«LA BCEAO NE SOUTIENT PAS LE DEVELOPPEMENT DE NOS PAYS»
Mamadou Mbaye, ingénieur financier, parlant du gap de financement de nos économies et des moyens d’y remédier

Les banques centrales en Afrique, notamment la Bceao dans la zone Uemoa, ne soutiennent pas le développement économique de nos Etats. C’est la forte conviction de l’ingénieur financier Mamadou Mbaye. Ce dernier estime qu’un pays comme le Sénégal souffre d’un gap de financement. Entre autres pointées du doigt, « les banques centrales qui ont un rôle prépondérant à jouer. On a tendance à les oublier. Elles doivent soutenir le développement plutôt que le contraindre » estime-t-il.
L’économie sénégalaise est handicapée par un gap de financement et 2000 à 5000 milliards d’investissement global par an sont nécessaires pour atteindre un objectif de croissance de 7 % à l’horizon 2025, puis 10 % par an jusqu’en 2030 à l’exemple des USA qui investissent 22 % de leur PNB, de Singapour 27 % ou de la Chine 45 %. Cette théorisation a été faite par l’ingénieur financier Mamadou Mbaye lors d’une rencontre avec des journalistes économiques. L’auteur des propos est par ailleurs directeur exécutif du FONSIS, chargé de Levée de Fonds, Energie et Mines.
A l’en croire, pour combler ce gap de financement, il est nécessaire d’initier des projets via un fonds d’investissements stratégiques qui apporte des ressources en pré-développement et noue des partenariats de co-investissement avec le secteur privé, « rôle moteur de l’investissement capital ». Cela inclut des investissements dans les domaines des infrastructures, de l’énergie, du transport, de la distribution d’eau, du traitement des déchets, de l’industrie, des ressources naturelles… etc. Il doit s’agir pour l’essentiel des projets « green field » à structurer, financer et réaliser souligne l’ingénieur financier. Mais attention, prévient Mamadou Mbaye, « du fait des contraintes budgétaires de l’Etat, ces montants ne peuvent pas venir des comptes publics mais des investisseurs privés bancaires et institutionnels. Ceci ne s’est pas encore concrétisé dans les faits à cause du profil de risque de ce type d’investissement, de la situation en termes de rating (notation, Ndlr) de nos économies et de la situation de liquidité des banques commerciales. Utiliser l’argent public pour améliorer les conditions de mobilisation de l’investissement privé est une approche appelée « Blended Finance » qui cherche à utiliser les fonds publics pour attirer l’argent privé ».

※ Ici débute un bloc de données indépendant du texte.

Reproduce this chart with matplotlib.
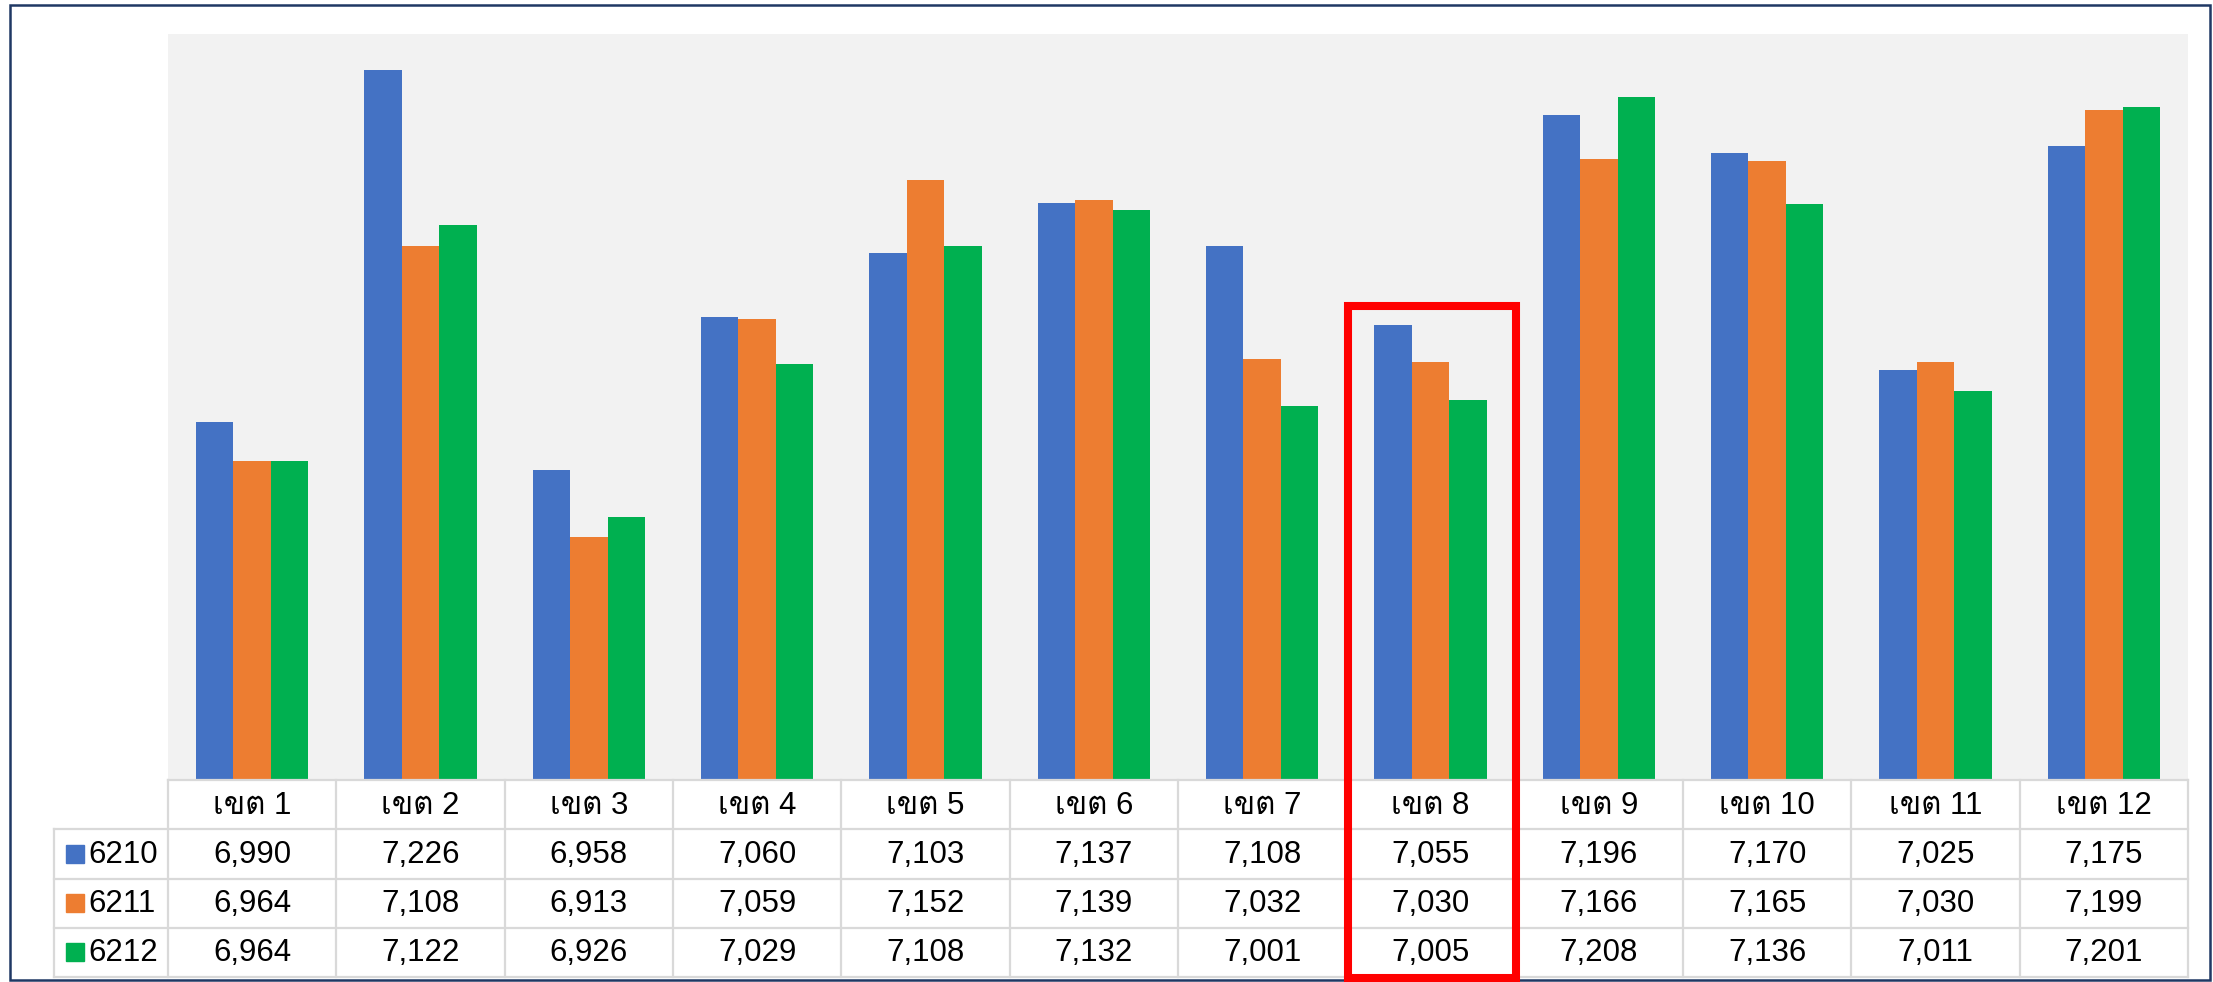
import matplotlib
matplotlib.use("Agg")
import matplotlib.pyplot as plt
from matplotlib import font_manager as fm
from matplotlib.patches import Rectangle
from matplotlib.lines import Line2D
import matplotlib.transforms as mtransforms
import numpy as np

# ---------------- data ----------------
categories = ["เขต 1", "เขต 2", "เขต 3", "เขต 4", "เขต 5", "เขต 6",
              "เขต 7", "เขต 8", "เขต 9", "เขต 10", "เขต 11", "เขต 12"]
series_names = ["6210", "6211", "6212"]
s6210 = [6990, 7226, 6958, 7060, 7103, 7137, 7108, 7055, 7196, 7170, 7025, 7175]
s6211 = [6964, 7108, 6913, 7059, 7152, 7139, 7032, 7030, 7166, 7165, 7030, 7199]
s6212 = [6964, 7122, 6926, 7029, 7108, 7132, 7001, 7005, 7208, 7136, 7011, 7201]
series = [s6210, s6211, s6212]
colors = ["#4472C4", "#ED7D31", "#00B050"]
y_min, y_max = 6750, 7250
highlight_idx = 7
highlight_top = 7068

# ---------------- fonts ----------------
def find_thai_font():
    try:
        from fontTools.ttLib import TTFont
    except Exception:
        return None
    seen = set()
    for f in fm.fontManager.ttflist:
        if f.fname in seen:
            continue
        seen.add(f.fname)
        try:
            tt = TTFont(f.fname, fontNumber=0, lazy=True)
            cmap = tt.getBestCmap()
            if cmap and all(c in cmap for c in (0x0E40, 0x0E02, 0x0E15)):
                return f.name
        except Exception:
            continue
    return None

names = {f.name for f in fm.fontManager.ttflist}
latin = "Liberation Sans" if "Liberation Sans" in names else "DejaVu Sans"
thai = find_thai_font()
fam = [latin] + ([thai] if thai else []) + ["DejaVu Sans"]
plt.rcParams["font.family"] = fam

# ---------------- figure ----------------
W, H = 2213, 982
fig = plt.figure(figsize=(W / 100, H / 100), dpi=100)
fig.patch.set_facecolor("white")

def fx(px):
    return px / W

def fy(py):
    return 1 - py / H

plot_l, plot_r, plot_t, plot_b = 168, 2188, 34, 780
tab_l, tab_b = 54, 977
ax = fig.add_axes([fx(plot_l), fy(plot_b), fx(plot_r) - fx(plot_l), fy(plot_t) - fy(plot_b)])
ax.set_facecolor("#F2F2F2")

n = len(categories)
x = np.arange(n)
bw = 1 / 4.5
for i, (vals, c) in enumerate(zip(series, colors)):
    ax.bar(x + (i - 1) * bw, vals, width=bw, color=c, zorder=2)
ax.set_xlim(-0.5, n - 0.5)
ax.set_ylim(y_min, y_max)
ax.set_xticks([])
ax.set_yticks([])
for sp in ax.spines.values():
    sp.set_visible(False)

# ---------------- data table ----------------
col_px = (plot_r - plot_l) / n
leg_w = (plot_l - tab_l) / col_px
tab = fig.add_axes([fx(tab_l), fy(tab_b), fx(plot_r) - fx(tab_l), fy(plot_b) - fy(tab_b)])
tab.set_xlim(-0.5 - leg_w, n - 0.5)
tab.set_ylim(4, 0)
tab.axis("off")
gcol = "#D9D9D9"
glw = 1.6
fs = 22.5
# horizontal lines
tab.add_line(Line2D([-0.5, n - 0.5], [0, 0], color=gcol, lw=glw, clip_on=False))
for r in (1, 2, 3, 4):
    tab.add_line(Line2D([-0.5 - leg_w, n - 0.5], [r, r], color=gcol, lw=glw, clip_on=False))
# vertical lines
for k in range(n + 1):
    tab.add_line(Line2D([k - 0.5, k - 0.5], [0, 4], color=gcol, lw=glw, clip_on=False))
tab.add_line(Line2D([-0.5 - leg_w, -0.5 - leg_w], [1, 4], color=gcol, lw=glw, clip_on=False))

for k, cat in enumerate(categories):
    tab.text(k, 0.52, cat, ha="center", va="center", fontsize=fs, color="black")
row_h_px = (tab_b - plot_b) / 4
sq = 18
for r, (name, vals, c) in enumerate(zip(series_names, series, colors)):
    yc = r + 1.5
    tab.add_patch(Rectangle((-0.5 - leg_w + (66 - tab_l) / col_px, yc - (sq / 2) / row_h_px),
                            sq / col_px, sq / row_h_px, color=c, clip_on=False))
    tab.text(-0.5 - leg_w + (88 - tab_l) / col_px, yc + 0.02, name, ha="left", va="center",
             fontsize=fs, color="black")
    for k, v in enumerate(vals):
        tab.text(k, yc + 0.02, f"{v:,}", ha="center", va="center", fontsize=fs, color="black")

# ---------------- highlight box ----------------
top_disp = ax.transData.transform((0, highlight_top))
top_fig = fig.transFigure.inverted().transform(top_disp)[1]
bt = mtransforms.blended_transform_factory(ax.transData, fig.transFigure)
box_bottom = fy(978)
fig.add_artist(Rectangle((highlight_idx - 0.5 + 1.5 / col_px, box_bottom), 1.0, top_fig - box_bottom,
                         transform=bt, fill=False, edgecolor="#FF0000", lw=5.8,
                         clip_on=False, zorder=10))

# ---------------- outer border ----------------
fig.add_artist(Rectangle((fx(10), fy(980)), fx(2210) - fx(10), fy(5) - fy(980),
                         transform=fig.transFigure, fill=False, edgecolor="#1F3864",
                         lw=1.8, clip_on=False))

fig.savefig("out.png", dpi=100, facecolor="white")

L’ingénieur financier n’a pas manqué dans cette situation de dénoncer le comportement de la Bceao au sein de la zone Uemoa. Il explique que « la croissance soutenue, au-delà de 6% ces cinq dernières années, politique fiscale conservatrice avec un rating S/P B+ qui est l’un des meilleurs de la zone. Les économies de la zone Uemoa développent les secteurs privés nationaux à l’exemple des économies développées. L’Afrique intéresse les investisseurs internationaux. Malheureusement, la Bceao maintient une politique de liquidités restrictive, efficace pour limiter l’inflation mais qui va à l’encontre du trend du « quantitative easing » observé pour les grandes économies depuis 2008. Or, le système bancaire local est en manque de liquidités. Les règles de refinancement demeurent restrictives. Beaucoup de banques sont sous pression, contraintes de miser sur une gestion de trésorerie à court terme. Or, les banques centrales ont un rôle prépondérant à jouer. On a tendance à les oublier. Elles doivent soutenir le développement plutôt que le contraindre » estime Mamadou Mbaye
Trois leviers pour combler le gap de financement de nos économies
Mamadou Mbaye préconise un système de financement à trois parties pour combler le gap de financement. Il s’agit d’abord d’initier le projet avec le secteur privé via un fonds d’investissements stratégiques comme le FONSIS qui apporte des ressources en pré développement et noue des partenariats de co-investissement avec le secteur privé, rôle moteur de l’investissement en capital (IC). Ensuite, de mobiliser le financement pour assurer la construction avec des garanties potentielles. Les banques commerciales sont les meilleurs agents économiques pour prendre le risque de construction. Enfin, le financement des projets opérationnels dé-risqués : Fonds de dette long terme à investir par les investisseurs institutionnels non bancaires (assureurs, caisses de retraite, investisseurs de long terme).